LILA EHJÄ – YÖ (2021)

LILA EHJÄ – YÖ (2021)

Cold Wave / Post-Punk (Autoprod)

Noir Boy Georges, Oi Boys, Maria Violenza, si ces noms vous sont familiers, c’est que la déviance et la noble flétrissure font partie de vos critères esthétiques de choix. Ces artistes prouvent qu’il existe un courant alternatif. Une façon de faire qui se raccordera toujours plus à l’esprit punk et à l’urgence crade qui se dégage de leur ambiance musicale. Lila Ehjä semble suivre cette école et avance seule en one-girl-band pour nous proposer au travers de son premier EP « Yö », un paysage sonore assez uniforme et narcotique. | Par Nino Futur

Alors que le phénomène de revival post punk semble ne plus être tant prisé que ça par les médias d’obédience branchouille. Que l’utilisation de boites à rythme classiques regagne peu à peu son statut de ringardise, et qu’Idles tiennent désormais plus à des mannequins de marques passagèrement hype qu’aux fervents ressusciteurs de la rage punk.

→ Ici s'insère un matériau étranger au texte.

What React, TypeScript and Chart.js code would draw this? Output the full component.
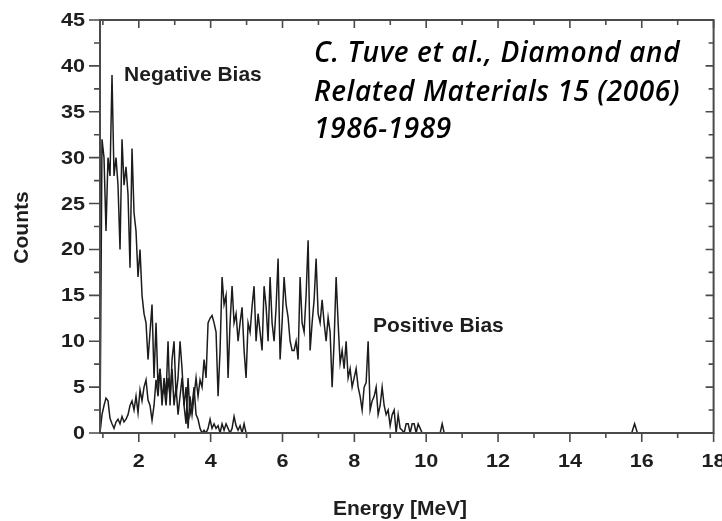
import { useEffect, useRef } from "react";
import { Chart, registerables } from "chart.js";

Chart.register(...registerables);

// Histogram binning (MeV)
const BIN_START = 0.92;
const BIN_WIDTH = 0.0557;

// Counts per bin, negative bias
const negativeBiasCounts = [
  0, 32, 30, 22, 30, 28, 39, 28, 30, 27,
  20, 32, 27, 29, 26, 18, 31, 24, 22, 17,
  20, 15, 13, 12, 8, 11, 14, 6, 12, 5,
  7, 3, 6, 4, 10, 3, 8, 10, 4, 6,
  10, 7, 3, 1, 6, 2, 3, 5, 2, 1.5,
  0.5, 0, 0.3, 0, 0.5, 1.5, 0.5, 1, 0.5, 0.8,
  0, 1, 0.3, 1, 0.5, 0, 0.5, 1.8, 0.8, 0.3,
  0.8, 0, 1, 0,
];

// Counts per bin, positive bias
const positiveBiasCounts = [
  0, 2, 3, 3.8, 3.5, 1.6, 1, 0.5, 1.2, 1.5,
  1, 1.8, 1.2, 1.5, 2, 3, 3.5, 2.5, 4, 2.2,
  4.7, 3.5, 5, 5.8, 3.6, 3, 1.4, 3, 5.8, 4,
  7, 4, 5, 3, 6, 4, 7, 3, 5, 2,
  4, 6, 3, 5, 0.5, 4, 2, 4, 6, 4,
  5.8, 5, 8, 6, 12, 12.5, 12.8, 12, 11, 4,
  9, 17, 14, 15, 6, 12, 16, 12, 13, 10,
  12, 13.7, 9, 6, 12, 11, 13.8, 16, 10, 13,
  11, 9, 16, 13.8, 10, 17, 12, 10, 13.7, 19,
  8, 12, 17, 14, 12.6, 10, 9, 9, 10, 8,
  17, 12, 11, 15, 21, 9, 12, 14.5, 19, 13,
  12, 14.5, 12, 10, 12.6, 11, 5, 10, 17, 12,
  7.6, 9, 7, 10, 6, 7, 5, 6, 7, 5,
  4, 2.5, 5, 5.5, 10, 2.5, 3.5, 4, 5, 2,
  3, 5, 3, 2, 2.5, 0.8, 2, 2.5, 0, 2,
  0.5, 0.3, 0, 1, 1, 0, 1, 1, 0, 1,
  0.5, 0, 0, 0, 0, 0, 0, 0, 0, 0,
  0, 1, 0,
];

// Isolated high-energy event, positive bias
const positiveTailEnergy = [15.72, 15.8, 15.88];
const positiveTailCounts = [0, 1, 0];

const xTickValues = [2, 4, 6, 8, 10, 12, 14, 16, 18];
const xMinorValues = [1, 3, 5, 7, 9, 11, 13, 15, 17];
const yTickValues = [0, 5, 10, 15, 20, 25, 30, 35, 40, 45];
const yMinorValues = [2.5, 7.5, 12.5, 17.5, 22.5, 27.5, 32.5, 37.5, 42.5];

const xTitle = "Energy [MeV]";
const yTitle = "Counts";
const negativeLabel = "Negative Bias";
const positiveLabel = "Positive Bias";
const citationLines = [
  "C. Tuve et al., Diamond and",
  "Related Materials 15 (2006)",
  "1986-1989",
];

const AXIS_COLOR = "#4a4a4a";
const TEXT_COLOR = "#1e1e1e";
const TRACE_COLOR = "#1c1c1c";
const SANS = '"Liberation Sans", Arial, sans-serif';

const binned = (counts: number[]) =>
  counts.map((c, i) => ({ x: BIN_START + i * BIN_WIDTH, y: c }));

const framePlugin = {
  id: "frame",
  afterDatasetsDraw(chart: any) {
    const { ctx, chartArea: a, scales } = chart;
    const xs = scales.x;
    const ys = scales.y;
    ctx.save();

    // Box
    ctx.strokeStyle = AXIS_COLOR;
    ctx.lineWidth = 2;
    ctx.strokeRect(a.left, a.top, a.right - a.left, a.bottom - a.top);

    // Tick marks: outward on bottom/left, inward on top/right
    ctx.lineWidth = 1.6;
    ctx.beginPath();
    for (const v of xTickValues) {
      const px = xs.getPixelForValue(v);
      ctx.moveTo(px, a.bottom);
      ctx.lineTo(px, a.bottom + 9);
      ctx.moveTo(px, a.top);
      ctx.lineTo(px, a.top + 8);
    }
    for (const v of xMinorValues) {
      const px = xs.getPixelForValue(v);
      ctx.moveTo(px, a.bottom);
      ctx.lineTo(px, a.bottom + 5);
      ctx.moveTo(px, a.top);
      ctx.lineTo(px, a.top + 5);
    }
    for (const v of yTickValues) {
      const py = ys.getPixelForValue(v);
      ctx.moveTo(a.left - 11, py);
      ctx.lineTo(a.left, py);
      ctx.moveTo(a.right, py);
      ctx.lineTo(a.right - 8, py);
    }
    for (const v of yMinorValues) {
      const py = ys.getPixelForValue(v);
      ctx.moveTo(a.left - 6, py);
      ctx.lineTo(a.left, py);
      ctx.moveTo(a.right, py);
      ctx.lineTo(a.right - 5, py);
    }
    ctx.stroke();

    // Tick labels (slightly widened bold sans)
    const stretch = 1.2;
    ctx.fillStyle = TEXT_COLOR;
    ctx.font = `bold 18px ${SANS}`;
    ctx.textBaseline = "middle";
    for (const v of yTickValues) {
      const py = ys.getPixelForValue(v);
      ctx.save();
      ctx.translate(a.left - 15, py + 1);
      ctx.scale(stretch, 1);
      ctx.textAlign = "right";
      ctx.fillText(String(v), 0, 0);
      ctx.restore();
    }
    for (const v of xTickValues) {
      const px = xs.getPixelForValue(v);
      ctx.save();
      ctx.translate(px, a.bottom + 29);
      ctx.scale(stretch, 1);
      ctx.textAlign = "center";
      ctx.fillText(String(v), 0, 0);
      ctx.restore();
    }

    // Axis titles
    ctx.font = `bold 21px ${SANS}`;
    ctx.textAlign = "center";
    ctx.textBaseline = "middle";
    ctx.fillText(xTitle, 400, a.bottom + 76);
    ctx.save();
    ctx.translate(22, (a.top + a.bottom) / 2 + 1);
    ctx.rotate(-Math.PI / 2);
    ctx.fillText(yTitle, 0, 0);
    ctx.restore();

    // Series labels
    ctx.textAlign = "left";
    ctx.textBaseline = "alphabetic";
    ctx.font = `bold 21px ${SANS}`;
    ctx.fillText(negativeLabel, xs.getPixelForValue(1.59), ys.getPixelForValue(38.4));
    ctx.fillText(positiveLabel, xs.getPixelForValue(8.52), ys.getPixelForValue(11.0));

    // Reference note
    ctx.fillStyle = "#000";
    ctx.font = `italic 600 28px "Open Sans", Lato, sans-serif`;
    if ("letterSpacing" in ctx) (ctx as any).letterSpacing = "0.6px";
    const noteX = xs.getPixelForValue(6.88);
    const noteY = [40.4, 36.2, 32.1];
    citationLines.forEach((line, i) => {
      ctx.fillText(line, noteX, ys.getPixelForValue(noteY[i]));
    });

    ctx.restore();
  },
};

export default function App() {
  const canvasRef = useRef<HTMLCanvasElement | null>(null);

  useEffect(() => {
    const canvas = canvasRef.current;
    if (!canvas) return;
    const tailPoints = positiveTailEnergy.map((e, i) => ({ x: e, y: positiveTailCounts[i] }));
    const chart = new Chart(canvas, {
      type: "line",
      data: {
        datasets: [
          {
            label: negativeLabel,
            data: binned(negativeBiasCounts),
            borderColor: TRACE_COLOR,
            borderWidth: 1.5,
            pointRadius: 0,
            tension: 0,
            fill: false,
          },
          {
            label: positiveLabel,
            data: [...binned(positiveBiasCounts), ...tailPoints],
            borderColor: TRACE_COLOR,
            borderWidth: 1.5,
            pointRadius: 0,
            tension: 0,
            fill: false,
          },
        ],
      },
      options: {
        animation: false,
        responsive: false,
        maintainAspectRatio: false,
        events: [],
        layout: { padding: { left: 100, right: 8.4, top: 20, bottom: 88 } },
        plugins: {
          legend: { display: false },
          tooltip: { enabled: false },
          title: { display: false },
        },
        scales: {
          x: { type: "linear", min: 0.92, max: 18, display: false },
          y: { type: "linear", min: 0, max: 45, display: false },
        },
      },
      plugins: [framePlugin],
    });
    return () => chart.destroy();
  }, []);

  return (
    <div
      style={{
        position: "absolute",
        left: 0,
        top: 0,
        width: 722,
        height: 521,
        background: "#fff",
      }}
    >
      <canvas ref={canvasRef} width={722} height={521} style={{ display: "block" }} />
    </div>
  );
}
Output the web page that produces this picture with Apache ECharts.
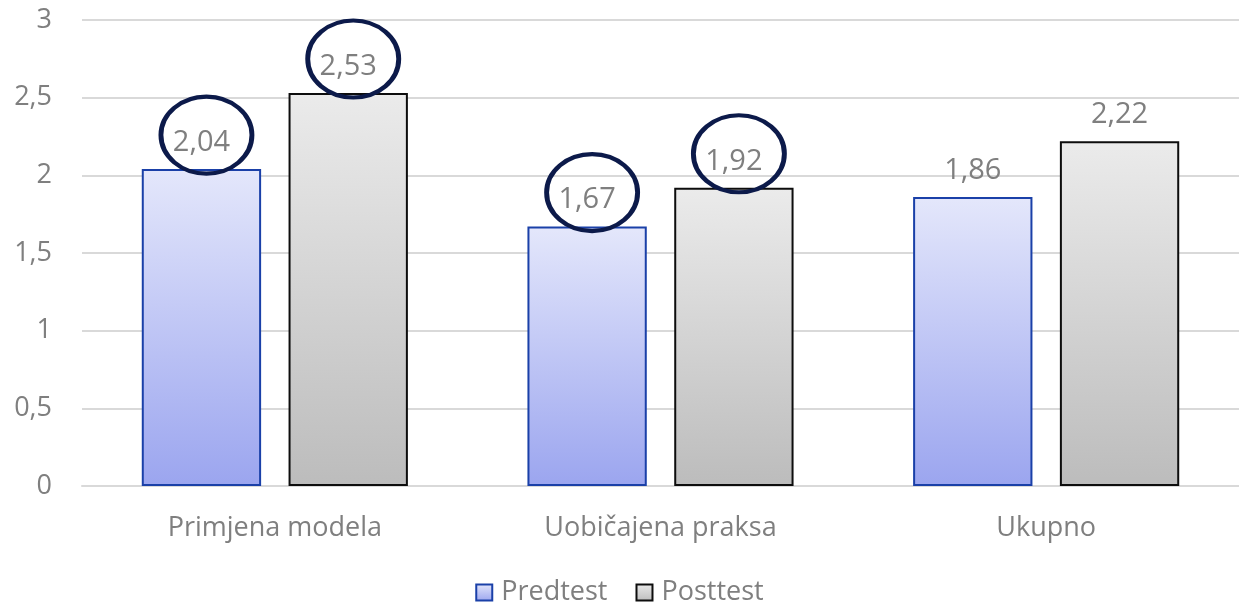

On accordera un petit coup de mou à cette scène post-punk qui semblent de plus en plus se reposer sur leurs lauriers. Toute la scène ? Non !

Une poignée d’irréductibles spleeneurs avançant hors projecteurs continuent à maintenir le seum et la morosité sonore sur de bons sentiers. Et une fois de plus, c’est en D.I.Y que ces artistes y parviennent en s’adonnant aux plus sordides et mielleuses afflictions musicales.

Proche de la musique de Jessica 93 (se faisant de plus en plus discret au passage) la jeune parisienne ouvre les hostilités sur le brumeux « Troubles », qui des ses premières mesures vous replongerons dans les nappes âcres et embrumées du premier album « Who Cares » (2013) du sus-nommé Jess93. Les ambiances et les plages sont tout aussi froides que réconfortantes et tout semble flotter avec grâce autour de nous dans un vortex timide.

La basse est froide et d’obédience goth (« Hit the city », « Kolyma »), la boite à rythme minimale et hypnotiqueTouch the Leather ») les guitares viennent servir d’ornements plus ou moins discret afin d’accrocher l’oreille et s’entremêlent dans les machines aux sonorités peu chaleureuses.

Autant d’adjectifs pour résumer l’étendue sonore de ce « Yö », qui s’avère aussi agréable que poisseux.

Les ambiances musicales sur chacune des 7 plages de ce « Yö » sont toutes autant sombres qu’aériennes, incrustées dans une sorte de velours insaisissable qui nous mettrait dans un état proche de la transe.

Le chant quant à lui, est très doux et se fond dans l’ensemble. Comme convenu, une forte reverb’ vient noyer l’ensemble pour un résultat plus sensuel que d’outre tombe. On pensera d’avantage à Mazzy Star (influence assumée) ou Boy Harsher qu’à du post-punk plus traditionnel.

La voix sensuelle et plaintive, mais pourtant hors du cliché pop joue beaucoup dans la balance, rendant les sons agréables et planants (« Troubles » et « Touch the Leather » vous montreront parfaitement la force de cette fange de velours).

Un projet totalement indé et déjà pas mal encensé par la presse spécialisée, qui mérite de grandir et qui (espérons-le) ajoutera de nouvelles cordes à son arc pour les années à venir.

En attendant d’avoir l’occasion de la voir en live, on s’écoutera encore un petit « Yö » pour apprécier le froid hivernal. Froid oui, mais tout aussi réchauffant, « Yö » passe par les pores de vos émotions pour le meilleur comme pour le pire.

« Si y’a heja, sors le Ehjä » – aurait dit Soso Maness.